How to Write Online
I've written a lot in the last year, and I am about to give you what I think is the most important piece of advice about writing online.
According to Grammarly, editing software that helps improve grammar, I am clocking in over five thousand words daily. And over 40k words on a good week. I've written over 100 essays, 68 editions of this newsletter, and over 10,000 Tweets in the last year.
I also spent thousands of dollars on courses to improve my writing last year. Write of Passage alone set me back $4.5k, and it costs even more now. But it was worth it.
So I am writing a lot, and I've spent a lot of money on learning how to write better, and I think that makes me reasonably qualified to give this advice to you.
I know there is a lot of advice out there. But my advice to you right now will be different.
I am not going to tell you that you should use simple words. I won't ask you to shorten your sentences. I won't say that it's important for you to vary your words. Everyone else is already telling you that. While all of that helps, that isn't what's most important.
I won't even tell you that you need to be a great thinker to be a great writer.
That's because if you write enough, you will be forced to dump bad ideas or turn them into solid ideas that can stand on their own. Either way, you will fully strengthen what's in your head by writing about it. So contrary to popular belief, you don't need to be a great thinker before you start writing; the act of writing itself will make you a better thinker.
But I still haven't given you the advice I learned from this year of writing regularly. Get ready for it; this is important, especially if you want to write to be read, if you want to communicate well, and if you want things to go far online. Without this, don't even bother writing.
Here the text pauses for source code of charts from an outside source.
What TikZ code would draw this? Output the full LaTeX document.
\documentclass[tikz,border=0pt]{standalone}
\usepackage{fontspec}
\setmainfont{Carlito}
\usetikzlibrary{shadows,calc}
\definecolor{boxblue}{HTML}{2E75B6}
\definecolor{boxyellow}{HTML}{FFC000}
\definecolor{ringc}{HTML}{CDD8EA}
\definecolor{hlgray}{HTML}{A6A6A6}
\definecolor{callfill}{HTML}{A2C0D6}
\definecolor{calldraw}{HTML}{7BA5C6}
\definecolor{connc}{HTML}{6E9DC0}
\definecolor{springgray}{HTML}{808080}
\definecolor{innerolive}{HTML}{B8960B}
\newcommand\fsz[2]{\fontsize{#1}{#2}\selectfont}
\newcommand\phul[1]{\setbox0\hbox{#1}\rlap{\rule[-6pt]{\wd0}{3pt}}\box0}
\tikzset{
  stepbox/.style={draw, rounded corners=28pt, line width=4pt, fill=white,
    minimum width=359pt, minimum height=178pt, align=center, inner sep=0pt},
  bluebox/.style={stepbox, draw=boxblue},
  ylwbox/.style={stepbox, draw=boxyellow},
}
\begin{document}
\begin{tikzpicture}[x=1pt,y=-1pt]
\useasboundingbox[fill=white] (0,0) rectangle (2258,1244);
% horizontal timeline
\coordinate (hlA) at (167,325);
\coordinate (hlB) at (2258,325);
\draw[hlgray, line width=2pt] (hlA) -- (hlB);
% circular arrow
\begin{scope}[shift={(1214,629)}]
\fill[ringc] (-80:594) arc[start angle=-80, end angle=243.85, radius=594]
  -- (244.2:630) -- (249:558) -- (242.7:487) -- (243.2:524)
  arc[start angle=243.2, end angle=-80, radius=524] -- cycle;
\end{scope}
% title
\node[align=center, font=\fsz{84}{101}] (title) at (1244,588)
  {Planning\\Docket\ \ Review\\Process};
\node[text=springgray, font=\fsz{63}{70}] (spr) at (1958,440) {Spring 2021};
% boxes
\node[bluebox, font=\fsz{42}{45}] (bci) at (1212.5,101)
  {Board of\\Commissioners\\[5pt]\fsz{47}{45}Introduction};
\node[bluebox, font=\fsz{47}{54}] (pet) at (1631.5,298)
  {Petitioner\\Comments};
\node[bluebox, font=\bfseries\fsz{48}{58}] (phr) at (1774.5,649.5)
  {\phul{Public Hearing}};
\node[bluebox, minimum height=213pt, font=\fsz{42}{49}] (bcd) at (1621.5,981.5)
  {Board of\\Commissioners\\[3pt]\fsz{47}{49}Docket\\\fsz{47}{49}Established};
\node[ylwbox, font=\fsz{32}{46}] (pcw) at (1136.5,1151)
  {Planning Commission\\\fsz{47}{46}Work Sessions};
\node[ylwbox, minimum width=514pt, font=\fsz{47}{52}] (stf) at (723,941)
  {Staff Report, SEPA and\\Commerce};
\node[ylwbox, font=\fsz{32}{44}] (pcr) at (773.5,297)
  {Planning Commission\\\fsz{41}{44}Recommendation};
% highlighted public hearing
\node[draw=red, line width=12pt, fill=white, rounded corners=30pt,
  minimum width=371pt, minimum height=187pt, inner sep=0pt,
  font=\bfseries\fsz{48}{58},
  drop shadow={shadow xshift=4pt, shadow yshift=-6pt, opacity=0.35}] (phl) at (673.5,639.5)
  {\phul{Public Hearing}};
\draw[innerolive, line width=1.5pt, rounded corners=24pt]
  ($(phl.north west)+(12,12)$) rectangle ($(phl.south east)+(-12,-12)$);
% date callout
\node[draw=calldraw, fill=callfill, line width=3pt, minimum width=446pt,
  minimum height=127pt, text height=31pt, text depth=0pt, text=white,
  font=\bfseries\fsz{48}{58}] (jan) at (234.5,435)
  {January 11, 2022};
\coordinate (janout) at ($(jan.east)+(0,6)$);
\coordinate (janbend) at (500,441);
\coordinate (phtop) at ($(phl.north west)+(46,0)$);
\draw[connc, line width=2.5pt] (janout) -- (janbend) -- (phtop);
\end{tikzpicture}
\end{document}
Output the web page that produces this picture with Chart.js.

The most important thing about writing is to have something meaningful to write about. Contrary to what some may tell you, sending junk is not okay. Why are you wasting my time with it if it's not meaningful to you?
So find the thing that means the most to you and write about that.
If you listen to conventional writing advice, some I mentioned above, and you send me a piece that follows the rules but means nothing to you, you just hooked me in and wasted my time.
Two decades ago, I was in my teens and worked as a bus boy cleaning tables. It was hard work, after school and on weekends. I had a friend named Timmy who convinced me there was an easier way. We had to go to a meetup in New Rochelle; a company there had found a way for us to make tons of money the easy way. They showed us videos of people driving bikes, fancy cars, and boats when we got there. They said we could make enough to have that too; all we had to do was recruit people to come and invest with them. It sounded too good to be true, and it was. Adults at the restaurant later explained to me that it was likely a multi-level marketing scheme, which it turned out to be a year later when the people involved got busted and went to jail.
There are parallels between multi-level marketing schemes that take advantage of human psychology to get people to do something and meaningless writing. Meaningless writing that follows the rules and hooks us to read it but robs us of our time in the end. Meaningless writing leaves us with nothing in the end, just like pyramid schemes.
The counterfactual to all of this is that you could mess all those rules up and still write something that is a huge success. You could break grammar rules and still succeed.
If something is meaningful to you in some way and it turns out that it
empathizes or makes someone feel seen
...then chances are high that people reading it will still care, and it will likely still succeed even if it does not follow conventional advice.
80% of what makes for good writing is that what you write about has to be meaningful, at least to you. All the other advice in the world on writing weighs less than 20% in aggregate.
David Perell, the creator of Write of Passage, has perhaps the most memorable framework to help your meaningful writing. His "Personal, Observational, and Playful framework," also known as POP, helps you write things that others will remember.
The POP framework is a lens that I now run all my writing through, even Tweets. That means every piece I write cannot just make some banal observation about the world like so much writing out there does; people will forget that. Every piece I write should also include some personal and playful elements, like my story about multi-level marketing schemes. David says that writing has the highest chance of being memorable when all three elements are present, and I have found this to be true.
A huge reason I think Write of Passage was worth it is that most of us struggle to write about what is most meaningful. And courses like Write of Passage and even Small Bets helped me get to that. Not because I didn't know what was meaningful to me, but because it's hard to dig deep. Then dig even deeper. But having other people to do it with makes it a lot easier.
Writing has become something I deeply enjoy; I miss it when I don't get to do it. And I hope some of this advice helps you get started and do well with it.